(Source code of charts)
* * *

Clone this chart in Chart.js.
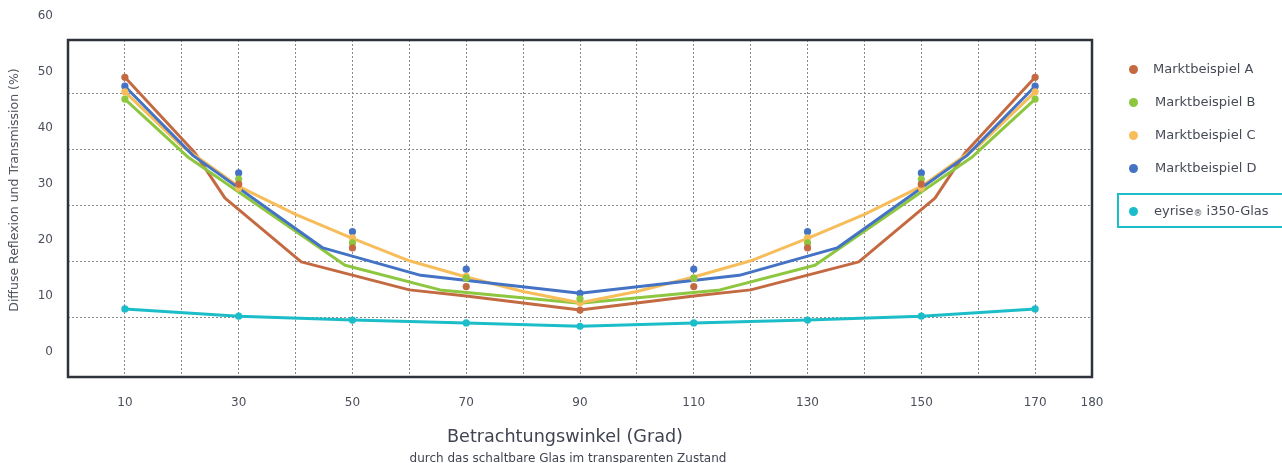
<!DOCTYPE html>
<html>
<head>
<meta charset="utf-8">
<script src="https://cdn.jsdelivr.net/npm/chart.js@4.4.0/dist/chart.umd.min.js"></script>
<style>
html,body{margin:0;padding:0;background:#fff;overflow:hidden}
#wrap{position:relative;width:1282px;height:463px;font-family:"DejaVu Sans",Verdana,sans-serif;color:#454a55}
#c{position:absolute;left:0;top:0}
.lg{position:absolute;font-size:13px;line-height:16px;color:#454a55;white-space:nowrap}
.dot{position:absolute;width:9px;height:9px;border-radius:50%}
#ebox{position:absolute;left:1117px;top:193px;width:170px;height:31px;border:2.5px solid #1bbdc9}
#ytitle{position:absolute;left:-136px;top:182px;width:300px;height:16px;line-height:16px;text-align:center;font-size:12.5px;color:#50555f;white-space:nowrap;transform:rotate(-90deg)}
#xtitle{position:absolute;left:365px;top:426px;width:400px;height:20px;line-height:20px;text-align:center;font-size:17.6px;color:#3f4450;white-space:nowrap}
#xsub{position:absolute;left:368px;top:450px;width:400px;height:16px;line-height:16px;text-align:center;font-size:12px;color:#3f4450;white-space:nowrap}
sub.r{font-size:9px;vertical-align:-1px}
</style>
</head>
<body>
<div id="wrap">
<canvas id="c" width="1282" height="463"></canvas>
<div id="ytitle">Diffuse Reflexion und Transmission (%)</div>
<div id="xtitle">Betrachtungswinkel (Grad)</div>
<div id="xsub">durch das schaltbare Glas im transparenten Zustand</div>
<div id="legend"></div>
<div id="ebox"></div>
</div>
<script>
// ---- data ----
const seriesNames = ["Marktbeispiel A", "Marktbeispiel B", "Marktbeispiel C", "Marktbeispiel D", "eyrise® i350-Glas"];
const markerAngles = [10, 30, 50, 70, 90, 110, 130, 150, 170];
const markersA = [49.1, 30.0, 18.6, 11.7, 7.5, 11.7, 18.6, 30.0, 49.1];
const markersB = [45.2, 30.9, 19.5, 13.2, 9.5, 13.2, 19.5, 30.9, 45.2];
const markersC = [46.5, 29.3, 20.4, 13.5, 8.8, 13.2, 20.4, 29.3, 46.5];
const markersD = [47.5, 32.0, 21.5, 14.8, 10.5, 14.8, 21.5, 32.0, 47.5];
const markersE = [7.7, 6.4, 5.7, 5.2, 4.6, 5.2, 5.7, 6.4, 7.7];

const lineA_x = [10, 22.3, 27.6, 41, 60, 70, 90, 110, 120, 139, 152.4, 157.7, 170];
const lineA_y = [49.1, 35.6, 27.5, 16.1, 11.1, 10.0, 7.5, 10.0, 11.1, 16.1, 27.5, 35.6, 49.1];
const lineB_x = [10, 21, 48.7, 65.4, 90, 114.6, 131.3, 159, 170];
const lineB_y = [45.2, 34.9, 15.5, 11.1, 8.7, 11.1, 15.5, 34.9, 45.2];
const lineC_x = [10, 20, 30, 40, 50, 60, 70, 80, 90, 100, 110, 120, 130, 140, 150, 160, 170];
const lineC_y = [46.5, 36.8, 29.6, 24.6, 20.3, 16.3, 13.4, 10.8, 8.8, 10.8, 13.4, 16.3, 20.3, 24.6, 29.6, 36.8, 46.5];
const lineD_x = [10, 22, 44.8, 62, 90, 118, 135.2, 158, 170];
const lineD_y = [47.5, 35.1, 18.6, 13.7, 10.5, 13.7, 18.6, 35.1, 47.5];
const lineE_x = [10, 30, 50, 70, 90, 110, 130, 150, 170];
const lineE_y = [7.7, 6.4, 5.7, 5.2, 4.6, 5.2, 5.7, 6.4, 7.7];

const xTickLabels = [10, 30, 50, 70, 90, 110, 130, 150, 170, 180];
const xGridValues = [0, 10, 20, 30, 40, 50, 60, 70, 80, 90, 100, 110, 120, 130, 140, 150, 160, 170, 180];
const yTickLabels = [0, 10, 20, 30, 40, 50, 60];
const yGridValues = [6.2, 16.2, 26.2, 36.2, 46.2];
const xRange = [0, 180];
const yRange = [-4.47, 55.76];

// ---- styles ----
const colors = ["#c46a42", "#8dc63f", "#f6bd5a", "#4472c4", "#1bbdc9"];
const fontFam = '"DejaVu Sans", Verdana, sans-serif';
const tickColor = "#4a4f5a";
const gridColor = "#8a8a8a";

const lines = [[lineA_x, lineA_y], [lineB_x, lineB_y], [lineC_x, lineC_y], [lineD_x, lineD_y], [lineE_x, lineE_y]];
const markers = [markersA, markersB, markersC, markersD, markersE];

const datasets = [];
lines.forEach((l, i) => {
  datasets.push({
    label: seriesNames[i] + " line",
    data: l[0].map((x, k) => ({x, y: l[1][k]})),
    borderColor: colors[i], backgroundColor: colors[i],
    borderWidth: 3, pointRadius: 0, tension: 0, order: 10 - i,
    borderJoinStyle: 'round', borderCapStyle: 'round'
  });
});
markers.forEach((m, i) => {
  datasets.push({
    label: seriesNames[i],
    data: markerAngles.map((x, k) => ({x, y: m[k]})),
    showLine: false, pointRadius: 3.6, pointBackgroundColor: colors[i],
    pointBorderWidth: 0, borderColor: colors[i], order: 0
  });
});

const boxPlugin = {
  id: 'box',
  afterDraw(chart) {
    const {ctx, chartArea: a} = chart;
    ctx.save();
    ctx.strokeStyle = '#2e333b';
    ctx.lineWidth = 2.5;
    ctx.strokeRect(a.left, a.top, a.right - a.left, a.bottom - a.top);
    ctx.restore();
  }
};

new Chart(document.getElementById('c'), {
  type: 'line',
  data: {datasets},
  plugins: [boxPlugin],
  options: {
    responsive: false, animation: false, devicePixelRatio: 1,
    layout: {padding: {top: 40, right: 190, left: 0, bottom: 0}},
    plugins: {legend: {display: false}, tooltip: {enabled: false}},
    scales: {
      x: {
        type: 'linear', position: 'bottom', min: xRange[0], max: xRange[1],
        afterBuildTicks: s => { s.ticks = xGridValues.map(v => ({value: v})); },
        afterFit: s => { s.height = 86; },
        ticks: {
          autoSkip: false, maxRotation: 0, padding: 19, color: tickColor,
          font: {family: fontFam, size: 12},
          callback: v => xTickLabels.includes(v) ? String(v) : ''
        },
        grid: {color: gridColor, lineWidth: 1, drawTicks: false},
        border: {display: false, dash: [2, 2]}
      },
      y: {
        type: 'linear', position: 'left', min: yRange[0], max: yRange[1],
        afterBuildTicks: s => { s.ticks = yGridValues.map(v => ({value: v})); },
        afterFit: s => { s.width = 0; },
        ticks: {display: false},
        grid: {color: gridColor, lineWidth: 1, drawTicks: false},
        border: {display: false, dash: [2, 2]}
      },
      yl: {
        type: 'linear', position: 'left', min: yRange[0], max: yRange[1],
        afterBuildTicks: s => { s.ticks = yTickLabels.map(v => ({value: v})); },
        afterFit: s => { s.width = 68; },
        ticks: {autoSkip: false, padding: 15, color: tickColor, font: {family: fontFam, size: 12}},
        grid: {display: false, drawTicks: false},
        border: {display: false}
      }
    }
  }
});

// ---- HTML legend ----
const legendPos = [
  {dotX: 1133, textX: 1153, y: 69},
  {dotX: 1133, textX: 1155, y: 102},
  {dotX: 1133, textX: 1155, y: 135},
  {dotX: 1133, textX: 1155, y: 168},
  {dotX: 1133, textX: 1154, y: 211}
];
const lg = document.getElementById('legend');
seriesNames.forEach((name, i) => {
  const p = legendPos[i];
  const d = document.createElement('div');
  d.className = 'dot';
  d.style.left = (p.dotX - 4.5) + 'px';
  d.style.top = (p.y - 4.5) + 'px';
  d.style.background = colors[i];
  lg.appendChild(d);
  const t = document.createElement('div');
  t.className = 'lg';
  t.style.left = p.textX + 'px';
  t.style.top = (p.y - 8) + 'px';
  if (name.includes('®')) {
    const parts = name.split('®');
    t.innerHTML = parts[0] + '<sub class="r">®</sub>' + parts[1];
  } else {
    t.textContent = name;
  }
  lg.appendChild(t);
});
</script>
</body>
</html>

* * *

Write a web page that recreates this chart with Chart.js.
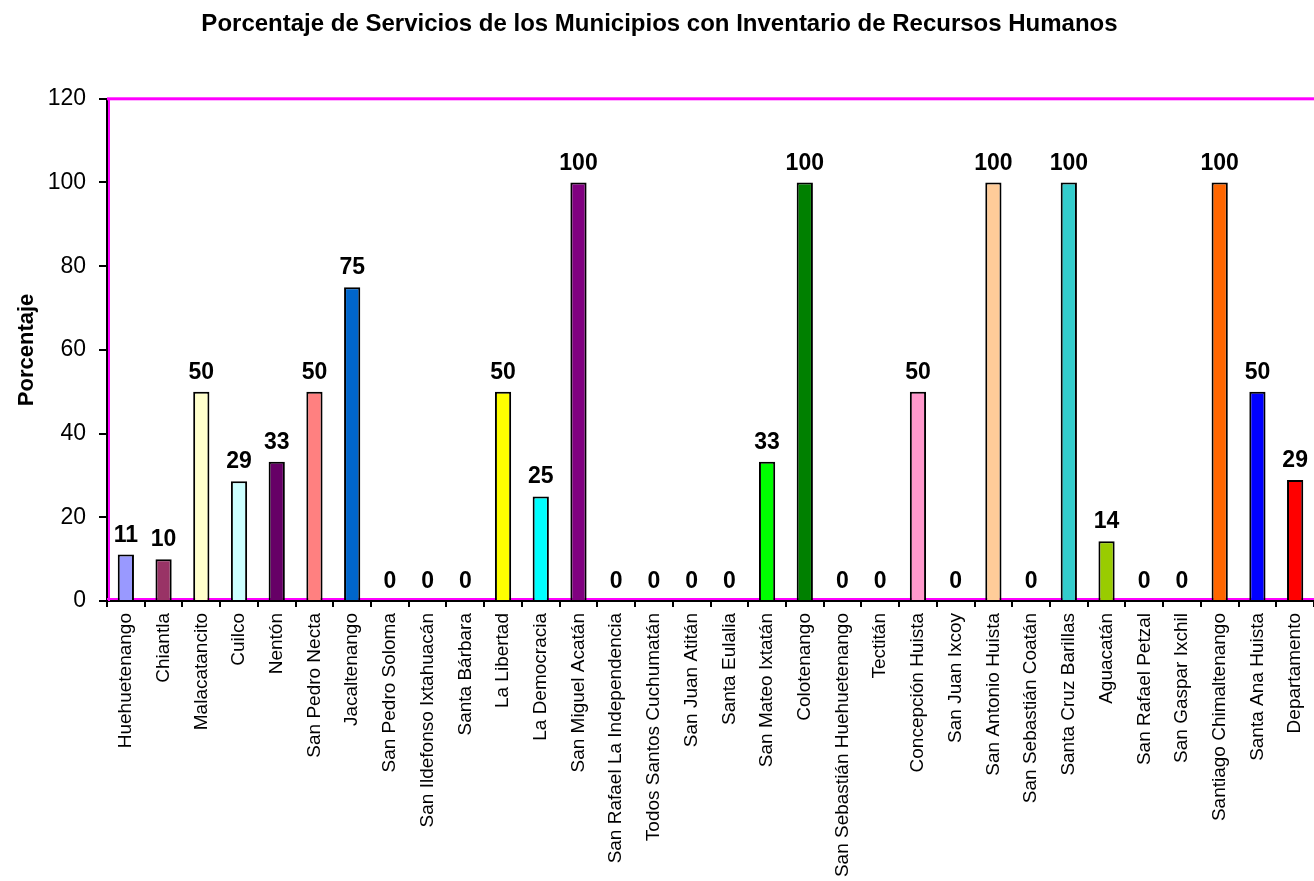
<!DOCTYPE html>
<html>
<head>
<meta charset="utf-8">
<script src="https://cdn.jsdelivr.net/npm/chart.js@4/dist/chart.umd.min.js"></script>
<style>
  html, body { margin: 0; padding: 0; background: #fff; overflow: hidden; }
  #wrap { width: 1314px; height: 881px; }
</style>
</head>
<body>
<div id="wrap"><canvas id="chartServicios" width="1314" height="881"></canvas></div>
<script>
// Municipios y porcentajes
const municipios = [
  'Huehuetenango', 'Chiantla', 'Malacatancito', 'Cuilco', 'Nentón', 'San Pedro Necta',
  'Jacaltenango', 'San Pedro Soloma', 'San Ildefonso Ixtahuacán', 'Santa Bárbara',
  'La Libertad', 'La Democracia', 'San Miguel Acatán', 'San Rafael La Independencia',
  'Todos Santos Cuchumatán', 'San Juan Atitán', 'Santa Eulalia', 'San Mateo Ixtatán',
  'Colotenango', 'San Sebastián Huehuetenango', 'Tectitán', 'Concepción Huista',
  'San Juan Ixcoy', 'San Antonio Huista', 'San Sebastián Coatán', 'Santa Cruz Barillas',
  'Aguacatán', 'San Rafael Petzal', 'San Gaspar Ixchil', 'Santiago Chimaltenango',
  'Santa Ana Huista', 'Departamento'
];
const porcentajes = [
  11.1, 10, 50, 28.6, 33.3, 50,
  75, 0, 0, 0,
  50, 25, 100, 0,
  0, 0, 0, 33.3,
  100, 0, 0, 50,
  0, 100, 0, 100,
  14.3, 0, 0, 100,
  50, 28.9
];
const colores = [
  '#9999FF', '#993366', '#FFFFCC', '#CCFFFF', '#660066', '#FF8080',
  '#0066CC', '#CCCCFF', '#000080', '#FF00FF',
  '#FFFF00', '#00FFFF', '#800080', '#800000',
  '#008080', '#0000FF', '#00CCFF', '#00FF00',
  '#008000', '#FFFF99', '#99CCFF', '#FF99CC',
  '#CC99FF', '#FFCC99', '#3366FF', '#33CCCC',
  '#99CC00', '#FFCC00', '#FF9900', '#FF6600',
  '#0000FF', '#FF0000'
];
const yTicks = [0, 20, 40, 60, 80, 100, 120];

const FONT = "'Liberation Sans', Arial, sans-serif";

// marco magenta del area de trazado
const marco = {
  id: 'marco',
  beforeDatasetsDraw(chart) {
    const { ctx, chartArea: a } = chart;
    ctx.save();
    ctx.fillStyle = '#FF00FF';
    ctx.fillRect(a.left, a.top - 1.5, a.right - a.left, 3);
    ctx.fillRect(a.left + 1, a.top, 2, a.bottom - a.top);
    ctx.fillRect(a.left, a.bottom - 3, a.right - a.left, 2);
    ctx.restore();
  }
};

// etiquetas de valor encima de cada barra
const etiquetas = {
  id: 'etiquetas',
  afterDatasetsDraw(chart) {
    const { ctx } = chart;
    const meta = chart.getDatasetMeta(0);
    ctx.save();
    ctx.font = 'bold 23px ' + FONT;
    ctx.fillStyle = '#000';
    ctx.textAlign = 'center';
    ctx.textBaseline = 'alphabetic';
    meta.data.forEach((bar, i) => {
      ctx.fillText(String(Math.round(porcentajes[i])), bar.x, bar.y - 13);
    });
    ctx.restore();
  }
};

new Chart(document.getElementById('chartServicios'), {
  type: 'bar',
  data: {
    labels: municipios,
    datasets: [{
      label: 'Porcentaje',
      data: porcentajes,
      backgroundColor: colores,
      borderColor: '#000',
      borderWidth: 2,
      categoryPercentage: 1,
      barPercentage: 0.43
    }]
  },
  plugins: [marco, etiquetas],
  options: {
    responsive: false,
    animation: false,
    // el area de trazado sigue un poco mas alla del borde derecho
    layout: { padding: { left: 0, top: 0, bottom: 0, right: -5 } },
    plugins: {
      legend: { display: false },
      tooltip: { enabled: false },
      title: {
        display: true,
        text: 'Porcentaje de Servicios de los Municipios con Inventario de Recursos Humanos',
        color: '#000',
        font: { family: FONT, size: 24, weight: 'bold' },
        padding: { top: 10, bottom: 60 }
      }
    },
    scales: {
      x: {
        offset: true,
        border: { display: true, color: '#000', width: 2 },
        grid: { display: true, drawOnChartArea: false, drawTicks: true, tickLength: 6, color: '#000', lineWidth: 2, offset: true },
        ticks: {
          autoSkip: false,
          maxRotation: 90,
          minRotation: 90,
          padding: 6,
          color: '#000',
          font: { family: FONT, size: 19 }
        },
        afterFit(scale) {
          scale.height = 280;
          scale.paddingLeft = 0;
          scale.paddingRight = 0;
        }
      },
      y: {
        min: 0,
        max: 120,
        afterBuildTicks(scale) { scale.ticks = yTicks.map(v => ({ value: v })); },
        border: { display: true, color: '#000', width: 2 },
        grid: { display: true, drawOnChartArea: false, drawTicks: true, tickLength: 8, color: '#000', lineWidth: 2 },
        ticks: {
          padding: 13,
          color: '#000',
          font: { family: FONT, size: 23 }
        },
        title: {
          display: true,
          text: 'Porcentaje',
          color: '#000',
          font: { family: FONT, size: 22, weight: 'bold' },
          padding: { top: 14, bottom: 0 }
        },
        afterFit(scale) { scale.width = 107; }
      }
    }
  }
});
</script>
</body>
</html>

* * *

## TASK GOAL
Show the lines of the material that contain the word "this".

## ANSWER TO THE TASK
Clone this chart in Chart.js.
Write a web page that recreates this chart with Chart.js.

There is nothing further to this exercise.